Munchkin Deluxe comes complete with a simple game board. It depicts rooms one through 10 as well as spaces for both decks of cards and their appropriate discard piles. The board is sturdy and just as durable as any other simple game board. In addition to the board, the game comes with:
- 12 player tokens. One male and one female character for each colour printed on cardboard.
- 12 stands to support the tokens.
- 95 door cards.
- 73 treasure cards.
- A custom six-sided die featuring the Munchkin logo in place of the one.
All components are of a high quality and the cards both feel and look very nice. The rules are also printed on high quality glossy paper.
Munchkin Deluxe has high replay value as every game can turn out differently depending on who is playing and what cards are drawn. Despite the very simple concept of gaining levels by defeating monster, no two games of Munchkin are ever the same. With so many potential combinations of Races and Classes the game is a lot of fun and offers something new every time you play.
With that said, some elements of the game can become somewhat predictable after multiple play-throughs. This includes becoming familiar with certain Monsters that you have fought against before. However, the level of unpredictability caused by other players having an impact on the outcome of certain encounters negates this familiarity somewhat as one meeting with a Monster can be very different to another; it all depends on the players around the table.
Interaction and Engagement
The social elements of Munchkin Deluxe make the game a very interactive experience between players. The ability to assist your friend in defeating a monster, only to stab them in the back on the very next turn to stop them from winning is what makes this such a fun and interactive game to play; every play through of the game can heed different results regardless of how much planning goes into your strategy.
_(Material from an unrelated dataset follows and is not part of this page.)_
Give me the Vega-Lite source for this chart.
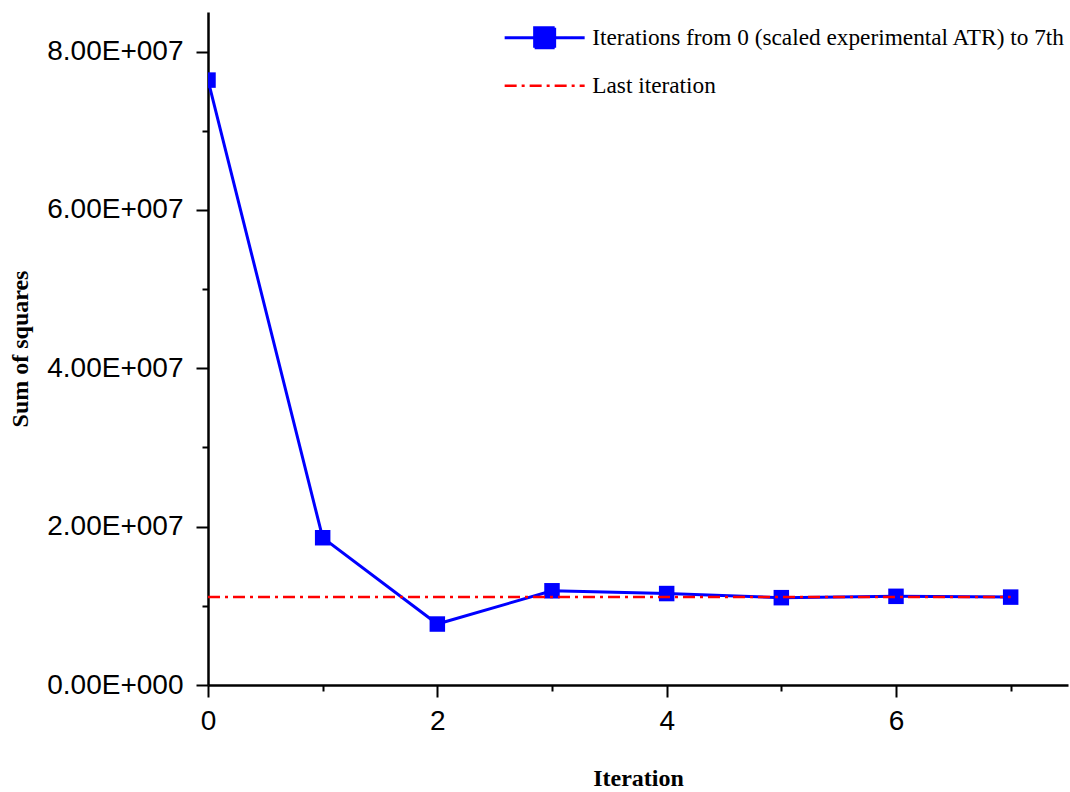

The whacky nature and comedic elements of the game, coupled with the simplicity of its core mechanics, makes Munchkin Deluxe a very engaging experience for the player. It is easy to pick up quickly, and the relaxed explanations of the rules in the rulebook make it a lot less of a daunting task to new players. The simplistic art style is consistent and appealing to look at, giving the game a welcoming first impression to newcomers.
Final Thoughts on Munchkin Deluxe
Overall, Munchkin Deluxe is a fun, co-operative and competitive gaming experience that can provide plenty of enjoyment for players. It has a very simplistic art style that compliments the premise of the game. It takes inspiration from pop culture in its use of comedic illustrations and gameplay elements. For example, Monsters such as the Shrieking Geek and Items like the Boots of Butt-Kicking.
Personally, I’ve found it to be most enjoyable when played with a group of good friends who have no problem seeing the funny side to the game, and revelling in the competitive side of things. It’s definitely a great game for social gathering if you’re looking for something fun and relatively simple to enjoy.